Let's bring tropical deforestation back to the table - because tropical rainforests matter!

07 Jul 2015

Tropical rainforests matter. They matter not only in and of themselves. They matter if we care about biodiversity, about climate change and about the future of the planet. These were the key messages from the Expert Forum, held at the Swiss Re Centre for Global Dialogue, on a topic which has struggled to make headlines in recent years.

Despite the massive implications of tropical deforestation, the topic has sunk in recent years on the global radar. When it has entered dialogue, it has been in terms of a carbon sink. This is undoubtedly of great importance, but neglects to capture the overall nature of the dimensions of deforestation, according to biologist and former head of the World Wide Fund for Nature (WWF), Claude Martin.

Definitions and comparability

One of the great challenges with assessing forest area has been the definition of the rainforest to provide a basis of comparability. A rainforest can be described as a tropical woodland which experiences no more than two months of drought conditions consecutively. Original rainforest, prior to substantial elimination by mankind, accounted for a geographic area roughly the size of Russia. Around half of this original forest remains in its primary intact state. Another quarter represents degraded or fragmented forest.

Nonetheless, destruction has been significant. Madagascar, the Brazilian Atlantic forests, Malaysia and Indonesia have faced serious deforestation over previous decades. Current hotspots of deforestation include a number of islands of Indonesia and the southern flank of the Amazon in Brazil. During the 1990s the annual global deforestation stood at around 0.5% of remaining stocks per annum. That rate fell slightly into the 2000s. Asia was notably above the global rate, almost entirely accounted for by logging and commercial in plantations in Indonesia and Malaysia.

Forest clearing and agriculture

Around 50% of the land cleared by deforestation is used by commercial agriculture; a further 30% is cleared for subsistence agriculture. The largest culprit has been the conversion of land in the Amazon basin for cattle ranching and soyabean plantation (most of which is used in animal feed).
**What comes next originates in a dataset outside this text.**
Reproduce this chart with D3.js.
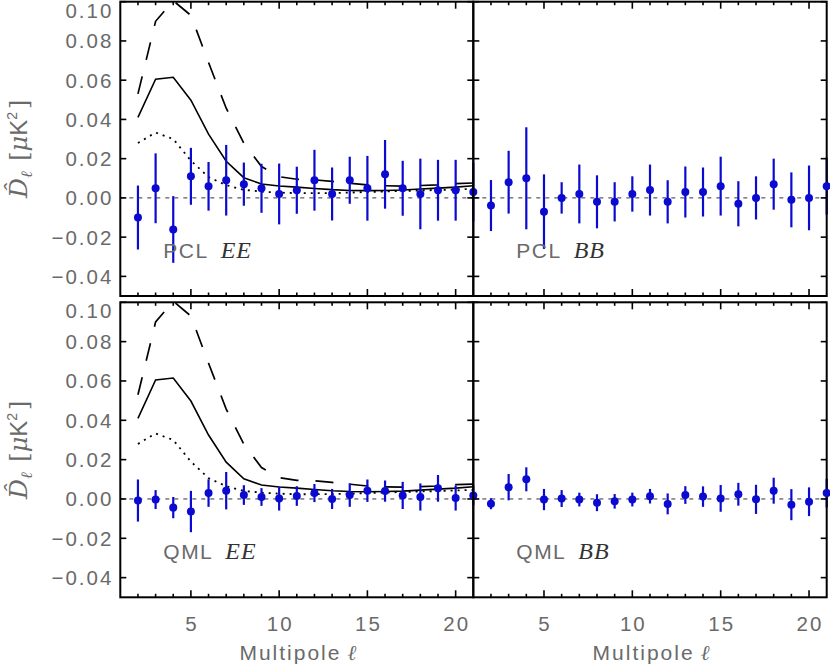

Land is frequently cleared by fire, timber not used, contributing to a very high CO2 footprint per production unit. A clear correlation between deforestation and meat production has been visible. It was broken in the Brazilian Amazon in 2004; although that is partly a result of displacement of forest conversion to outside of the Amazon. While meat demand and consumption continues to increase, most notably in China, there will be pressure on tropical forests.
In Indonesia and Malaysia much of the forest being cleared has been turned over to palm oil production. The large palm oil producers are eying land elsewhere. The impact of the relatively high rates of deforestation in Indonesia are particularly striking, as there is much less original forest left than in Brazil. The Indonesian government has stated it will act to contain palm oil plantations at the expense of intact forest, but the results have yet to be telling. In Africa, by contrast, the deforestation pattern has been more focused on subsistence agriculture, developed along transportation corridors.

Biodiversity and climate change

Logging is not a major cause of deforestation, but it is the main source of rain forest degradation. Only few timber species have commercial value, forests are therefore selectively logged. But selective logging does not necessarily amount to sustainable logging. Only around 7% of logged areas are certified to be truly sustainable. Degradation and greater fragmentation of rainforests breaks certain ecological links, and results in losses of biodiversity.

Deforestation is a huge carbon emission source. But it affects climate change in other ways. Rainforests act in effect as a giant sponge, and they are major sources of evapotranspiration. The more the sponge capacity is removed, the longer droughts will become and rainforests may actually become a source of carbon emissions in particularly dry years.

There are a number of positive developments to protect the rainforest. Over half the Amazon basin is now under official protection; and many countries have enforced land ownership rights of indigenous peoples, which is often an effective deterrent to mass forest clearing. However, the need for a common goal to maintain tropical rainforest coverage is pressing and current.

Re/insurance: Why rainforests matter

Andreas Schraft told the audience why Swiss Re has an indirect, but strong interest in rainforests. Rainforests are an important component of a stable eco-system; and without a stable ecosystem, it becomes harder for re/insurers to build accurate climate models, essential in pricing property and casualty risk. Moreover, continued deforestation threatens to be a significant cause of climate change.

With increased climate change will come an increase in weather-related disasters and a rise in sea levels. Both of these threaten growing towns and cities, located primarily on rivers and coasts. This is particularly the case in high growth Asia, where huge concentrations of wealth are vulnerable to flooding from their hinterlands as well as from the sea.

Protecting tropical rainforests is therefore a means of protecting people. An alliance of private and public sector interests will be key to accomplish this. It is not an easy coalition to build, but Claude Martin's book is a valuable tool in helping to bring this about.

Summary by: Simon Woodward, Senior Business Development Manager, Swiss Re Centre for Global Dialogue. This article is based on the "Expert Forum on the state and fate of the world's tropical rainforests" event which took place at the Swiss Re Centre for Global Dialogue on 2 July 2015.